◆ Work required:
Count how many lines contain the word "that". Respond with the number alone.

◆ Records for the exercise:
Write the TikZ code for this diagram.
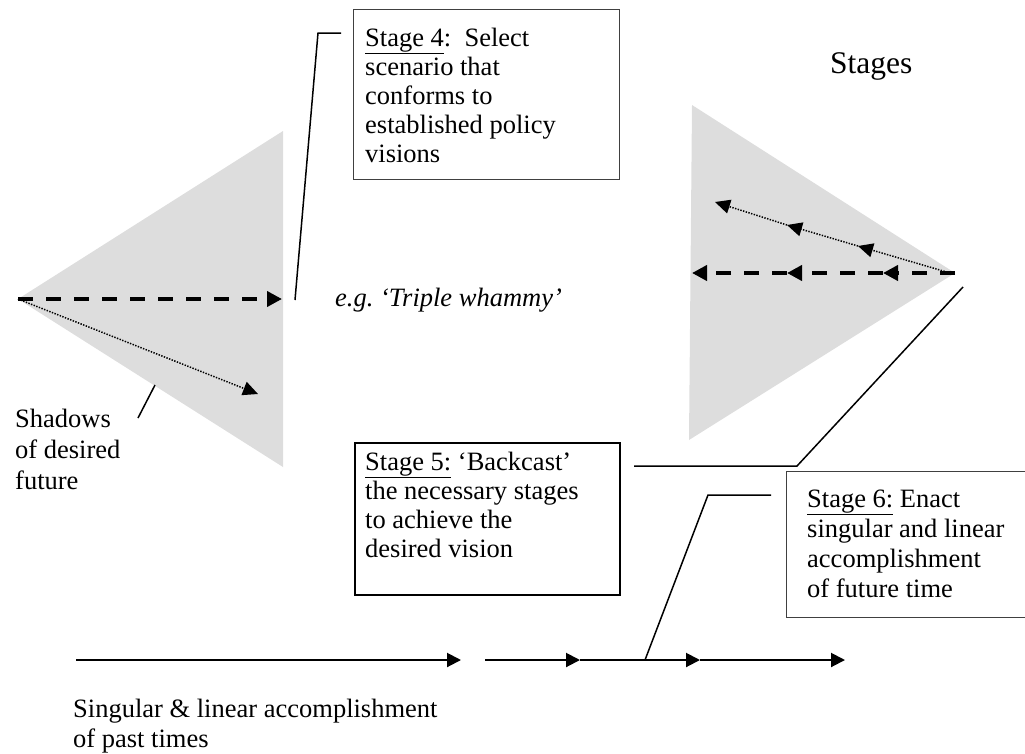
---
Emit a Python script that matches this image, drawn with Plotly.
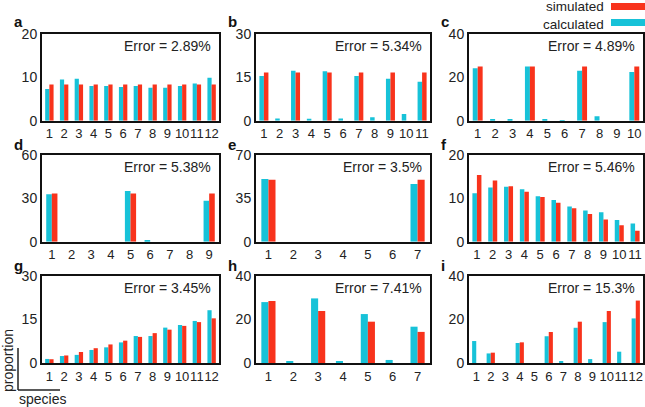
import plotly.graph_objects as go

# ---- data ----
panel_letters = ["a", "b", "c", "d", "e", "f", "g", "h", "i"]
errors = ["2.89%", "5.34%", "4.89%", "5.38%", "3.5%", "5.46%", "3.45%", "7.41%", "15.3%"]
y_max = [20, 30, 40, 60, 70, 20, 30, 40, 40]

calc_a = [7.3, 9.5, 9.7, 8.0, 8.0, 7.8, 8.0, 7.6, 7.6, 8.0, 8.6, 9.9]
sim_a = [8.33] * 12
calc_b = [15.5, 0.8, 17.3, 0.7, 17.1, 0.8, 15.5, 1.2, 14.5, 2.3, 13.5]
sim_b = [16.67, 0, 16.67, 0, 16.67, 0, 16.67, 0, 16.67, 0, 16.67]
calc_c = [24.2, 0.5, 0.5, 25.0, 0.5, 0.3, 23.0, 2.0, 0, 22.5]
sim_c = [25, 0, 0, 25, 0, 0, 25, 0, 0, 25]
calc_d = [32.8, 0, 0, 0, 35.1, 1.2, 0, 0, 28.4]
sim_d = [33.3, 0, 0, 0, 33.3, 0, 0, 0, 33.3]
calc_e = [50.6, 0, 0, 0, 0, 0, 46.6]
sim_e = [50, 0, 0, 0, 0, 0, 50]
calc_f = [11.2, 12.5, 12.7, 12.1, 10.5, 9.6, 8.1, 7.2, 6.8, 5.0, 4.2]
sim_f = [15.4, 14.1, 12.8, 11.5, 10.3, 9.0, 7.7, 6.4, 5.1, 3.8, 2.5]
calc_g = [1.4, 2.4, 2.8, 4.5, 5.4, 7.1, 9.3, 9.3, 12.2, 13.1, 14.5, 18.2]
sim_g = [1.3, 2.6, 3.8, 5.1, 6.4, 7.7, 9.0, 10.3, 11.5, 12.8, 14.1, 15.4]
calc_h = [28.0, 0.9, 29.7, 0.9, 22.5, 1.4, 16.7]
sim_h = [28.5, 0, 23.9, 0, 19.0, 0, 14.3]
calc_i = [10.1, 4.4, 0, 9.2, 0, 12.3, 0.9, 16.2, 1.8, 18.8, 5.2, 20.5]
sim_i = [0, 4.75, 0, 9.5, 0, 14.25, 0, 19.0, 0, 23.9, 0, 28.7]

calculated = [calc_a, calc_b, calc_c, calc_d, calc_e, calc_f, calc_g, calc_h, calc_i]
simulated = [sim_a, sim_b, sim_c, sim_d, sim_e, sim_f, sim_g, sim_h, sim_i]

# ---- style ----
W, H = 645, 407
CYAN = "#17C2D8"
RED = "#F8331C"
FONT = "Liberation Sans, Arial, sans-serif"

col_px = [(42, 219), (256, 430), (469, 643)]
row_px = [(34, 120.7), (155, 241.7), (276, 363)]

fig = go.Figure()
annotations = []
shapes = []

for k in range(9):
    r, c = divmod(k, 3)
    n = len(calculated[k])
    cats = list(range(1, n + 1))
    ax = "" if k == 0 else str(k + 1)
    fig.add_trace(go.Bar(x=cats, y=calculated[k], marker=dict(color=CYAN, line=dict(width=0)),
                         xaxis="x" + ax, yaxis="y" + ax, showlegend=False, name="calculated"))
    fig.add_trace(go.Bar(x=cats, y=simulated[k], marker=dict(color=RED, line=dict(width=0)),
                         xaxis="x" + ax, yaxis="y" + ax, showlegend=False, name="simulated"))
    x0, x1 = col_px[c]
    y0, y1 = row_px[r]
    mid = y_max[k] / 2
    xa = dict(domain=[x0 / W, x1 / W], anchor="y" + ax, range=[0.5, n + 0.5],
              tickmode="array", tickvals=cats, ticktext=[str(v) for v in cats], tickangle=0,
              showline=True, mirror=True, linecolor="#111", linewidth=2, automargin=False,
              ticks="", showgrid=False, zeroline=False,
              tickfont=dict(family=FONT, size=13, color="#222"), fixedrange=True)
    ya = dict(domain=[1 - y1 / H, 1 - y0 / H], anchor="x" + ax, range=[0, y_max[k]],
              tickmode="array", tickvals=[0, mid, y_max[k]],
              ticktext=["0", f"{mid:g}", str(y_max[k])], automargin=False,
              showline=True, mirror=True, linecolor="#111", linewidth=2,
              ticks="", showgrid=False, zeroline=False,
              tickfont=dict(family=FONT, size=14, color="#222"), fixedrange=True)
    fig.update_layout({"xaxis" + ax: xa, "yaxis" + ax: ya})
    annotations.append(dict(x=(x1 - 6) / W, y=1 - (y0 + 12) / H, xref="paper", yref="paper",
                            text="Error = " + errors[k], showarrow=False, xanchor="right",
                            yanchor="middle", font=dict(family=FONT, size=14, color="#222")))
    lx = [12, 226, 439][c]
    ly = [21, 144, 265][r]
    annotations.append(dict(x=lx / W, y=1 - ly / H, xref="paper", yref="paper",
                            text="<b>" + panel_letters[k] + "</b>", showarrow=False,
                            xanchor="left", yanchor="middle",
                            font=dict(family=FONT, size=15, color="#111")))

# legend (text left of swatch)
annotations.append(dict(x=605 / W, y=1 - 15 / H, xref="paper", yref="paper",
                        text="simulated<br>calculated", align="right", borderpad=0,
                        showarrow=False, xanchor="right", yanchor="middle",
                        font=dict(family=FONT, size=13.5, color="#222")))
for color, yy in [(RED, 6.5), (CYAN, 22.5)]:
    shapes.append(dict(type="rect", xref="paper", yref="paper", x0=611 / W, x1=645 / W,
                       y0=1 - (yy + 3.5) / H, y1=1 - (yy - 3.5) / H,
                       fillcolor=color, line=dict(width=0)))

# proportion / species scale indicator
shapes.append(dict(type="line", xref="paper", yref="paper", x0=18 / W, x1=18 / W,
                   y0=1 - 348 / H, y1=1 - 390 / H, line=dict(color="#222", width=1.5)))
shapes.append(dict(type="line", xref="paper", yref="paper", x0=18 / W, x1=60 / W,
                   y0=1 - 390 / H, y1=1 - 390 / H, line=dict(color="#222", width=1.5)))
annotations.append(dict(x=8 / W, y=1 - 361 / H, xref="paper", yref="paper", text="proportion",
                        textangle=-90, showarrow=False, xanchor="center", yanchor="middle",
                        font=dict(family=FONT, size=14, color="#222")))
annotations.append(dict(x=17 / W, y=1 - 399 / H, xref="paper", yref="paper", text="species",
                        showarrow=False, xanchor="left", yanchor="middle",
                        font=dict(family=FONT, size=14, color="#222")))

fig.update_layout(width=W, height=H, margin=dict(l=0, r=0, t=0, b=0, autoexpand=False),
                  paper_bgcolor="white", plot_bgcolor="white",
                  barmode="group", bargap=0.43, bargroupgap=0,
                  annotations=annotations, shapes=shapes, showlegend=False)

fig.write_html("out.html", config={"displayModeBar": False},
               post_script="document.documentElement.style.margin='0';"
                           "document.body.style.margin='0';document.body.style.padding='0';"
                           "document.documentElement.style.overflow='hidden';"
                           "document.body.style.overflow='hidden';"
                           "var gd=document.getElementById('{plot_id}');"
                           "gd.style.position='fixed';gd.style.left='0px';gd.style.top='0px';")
...
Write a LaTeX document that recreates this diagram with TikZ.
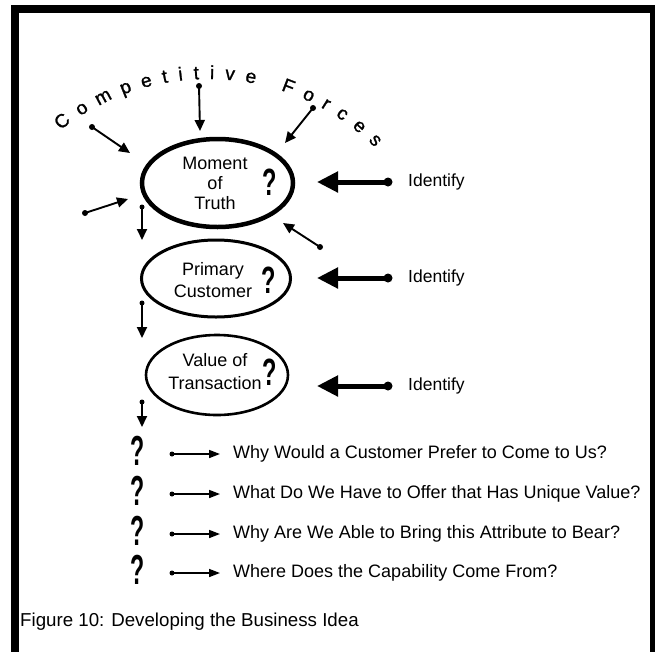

◆ Output for this task:
2